Radio collar reveals movements of Kiawah Island coyote

Coyotes revealed by night vision camera.

- Coyotes don't especially like to hang around people, if the canine radio-collared here earlier this year is anything to judge by.

That might be the best takeaway on dealing with the animals, for Sullivan's Island and other coastal residents.

The adult male on Kiawah kept mostly to the marsh and woods on Cougar and Little Bear islands, on the far east end of Kiawah near the Ocean Course. That's the most expansive unpopulated stretch of the resort island. In the spring and summer, the coyote moved more to the beach dunes, presumably to hunt sea turtle eggs. Nests were depredated, said Jim Jordan, town of Kiawah Island wildlife biologist.

The animal was captured and radio-collared in February near the golf course and mostly stayed within a 400- to 500-acre area in that vicinity. He was tracked for some eight or nine months until the signal failed.

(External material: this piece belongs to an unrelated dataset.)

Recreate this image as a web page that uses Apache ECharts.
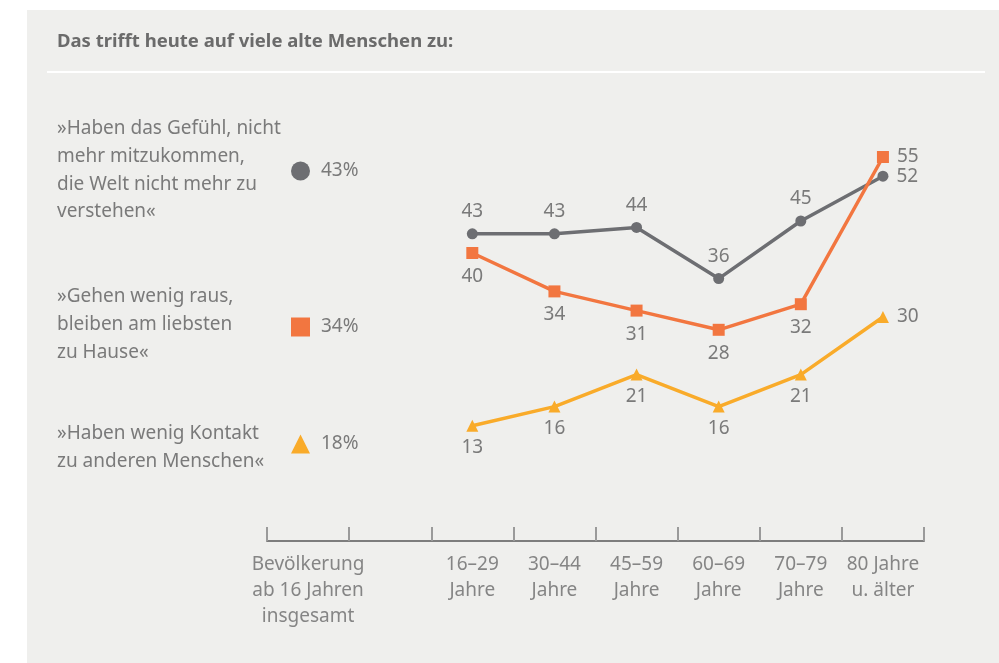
<!DOCTYPE html>
<html>
<head>
<meta charset="utf-8">
<script src="https://cdn.jsdelivr.net/npm/echarts@6/dist/echarts.min.js"></script>
<style>
html,body{margin:0;padding:0;background:#fff;}
#chart{width:999px;height:663px;}
</style>
</head>
<body>
<div id="chart"></div>
<script>
// Kategorien (zweite Spalte bleibt leer)
var categories = ['Bevölkerung\nab 16 Jahren\ninsgesamt', '', '16–29\nJahre', '30–44\nJahre', '45–59\nJahre', '60–69\nJahre', '70–79\nJahre', '80 Jahre\nu. älter'];
var seriesNames = ['»Haben das Gefühl, nicht\nmehr mitzukommen,\ndie Welt nicht mehr zu\nverstehen«', '»Gehen wenig raus,\nbleiben am liebsten\nzu Hause«', '»Haben wenig Kontakt\nzu anderen Menschen«'];
// Werte insgesamt
var totals = [43, 34, 18];
// Werte nach Altersgruppen
var gefuehl = [null, null, 43, 43, 44, 36, 45, 52];
var zuhause = [null, null, 40, 34, 31, 28, 32, 55];
var kontakt = [null, null, 13, 16, 21, 16, 21, 30];

var colors = ['#6d6e72', '#f27640', '#f9ab2a'];
var font = 'Noto Sans';
var textGrey = '#7a7a7a';
var fs = 19;

function lastRight(arr){
	// letzter Wert rechts neben dem Punkt
	var out = [];
	for(var i=0;i<arr.length;i++){
		if(i == arr.length-1){
			out.push({value:arr[i], label:{position:'right', distance:8}});
		}else{
			out.push(arr[i]);
		}
	}
	return out;
}

function makeSeries(idx, data, symbol, size, pos, dist){
	return {
		name: seriesNames[idx],
		type: 'line',
		data: lastRight(data),
		symbol: symbol,
		symbolSize: size,
		showSymbol: true,
		connectNulls: false,
		lineStyle: {color: colors[idx], width: 3.5},
		itemStyle: {color: colors[idx]},
		label: {
			show: true,
			position: pos,
			distance: dist,
			color: textGrey,
			fontSize: fs,
			fontFamily: font
		},
		z: 3 + idx
	};
}

function makeLegend(idx, icon, top){
	return {
		data: [seriesNames[idx]],
		left: 291,
		top: top,
		padding: 0,
		icon: icon,
		itemWidth: 19,
		itemHeight: 19,
		selectedMode: false,
		formatter: function(){ return totals[idx] + '%'; },
		textStyle: {color: textGrey, fontSize: fs, fontFamily: font, padding: [0,0,0,6]}
	};
}

var myChart = echarts.init(document.getElementById('chart'));
var option = {
	backgroundColor: '#ffffff',
	animation: false,
	title: {
		text: 'Das trifft heute auf viele alte Menschen zu:',
		left: 57,
		top: 32,
		padding: 0,
		textStyle: {color: '#6b6b6b', fontSize: 18.5, fontWeight: 'bold', fontFamily: font}
	},
	graphic: [
		{type:'rect', shape:{x:27, y:10, width:972, height:653}, style:{fill:'#efefed'}, z:-100, silent:true},
		{type:'line', shape:{x1:47, y1:72, x2:985, y2:72}, style:{stroke:'#ffffff', lineWidth:2}, z:-90, silent:true},
		{type:'text', x:57, y:115, style:{text:seriesNames[0], fill:textGrey, font:fs + 'px "Noto Sans"', lineHeight:27.7, verticalAlign:'top'}},
		{type:'text', x:57, y:283, style:{text:seriesNames[1], fill:textGrey, font:fs + 'px "Noto Sans"', lineHeight:27.7, verticalAlign:'top'}},
		{type:'text', x:57, y:420, style:{text:seriesNames[2], fill:textGrey, font:fs + 'px "Noto Sans"', lineHeight:27.7, verticalAlign:'top'}}
	],
	legend: [
		makeLegend(0, 'circle', 161.5),
		makeLegend(1, 'rect', 317.5),
		makeLegend(2, 'triangle', 434.5)
	],
	grid: {left: 267, right: 75, top: 125, bottom: 122},
	xAxis: {
		type: 'category',
		data: categories,
		boundaryGap: true,
		axisLine: {show: true, onZero: false, lineStyle: {color: '#7d7d7d', width: 2}},
		axisTick: {show: true, inside: true, length: 14, lineStyle: {color: '#9a9a9a', width: 2}},
		axisLabel: {
			interval: 0,
			margin: 11,
			color: '#858585',
			fontSize: fs,
			fontFamily: font,
			lineHeight: 26
		},
		splitLine: {show: false}
	},
	yAxis: {
		type: 'value',
		min: -5,
		max: 60,
		interval: 5,
		show: false,
		splitLine: {show: false}
	},
	series: [
		makeSeries(0, gefuehl, 'circle', 11, 'top', 7),
		makeSeries(1, zuhause, 'rect', 12, 'bottom', 8),
		makeSeries(2, kontakt, 'triangle', 12, 'bottom', 6)
	]
};
myChart.setOption(option);
</script>
</body>
</html>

"He roamed a smaller area than I would have thought, and he stayed away from developed areas more than I would have thought," Jordan said.

The town collared the coyote, in response to residents' concerns about sightings, to learn more about the animals' behavior and how they interact with other animals and people. Jordan hopes to collar two more this year.

The town also keeps track of coyote sightings. More than 50 have been reported since 2010, from one end of the island to the other. Jordan guesses there might be six to eight coyotes on the island.

Kiawah puts a premium on preserving natural areas and champions its wildlife. The town actively monitors a bobcat population and has found the cats cause little trouble for people.

Sullivan's Island decided Friday to try to cull a newly established coyote population, mostly as a protection for pets. That might not be the best approach, said Jay Butfiloski, S.C. Department of Natural Resources fur bearer and alligator program coordinator.

"I suspect the results may only be temporary. At some point more are likely to move back in," he said. "It may be more effective to target where problems are occurring rather than trying to rid the island of coyotes. Otherwise, they will be expected to act every time someone sees a coyote."

The canines now roam all 46 counties in the state. They tend to stay put so long as there's a ready food source but can travel a long way.

A coyote radio-collared at Fort Bragg, N.C., was spotted on a deer camera near Chapin.

"It went all the way to Anderson and back to Prosperity/Little Mountain - 250 miles all together," Butfiloski said.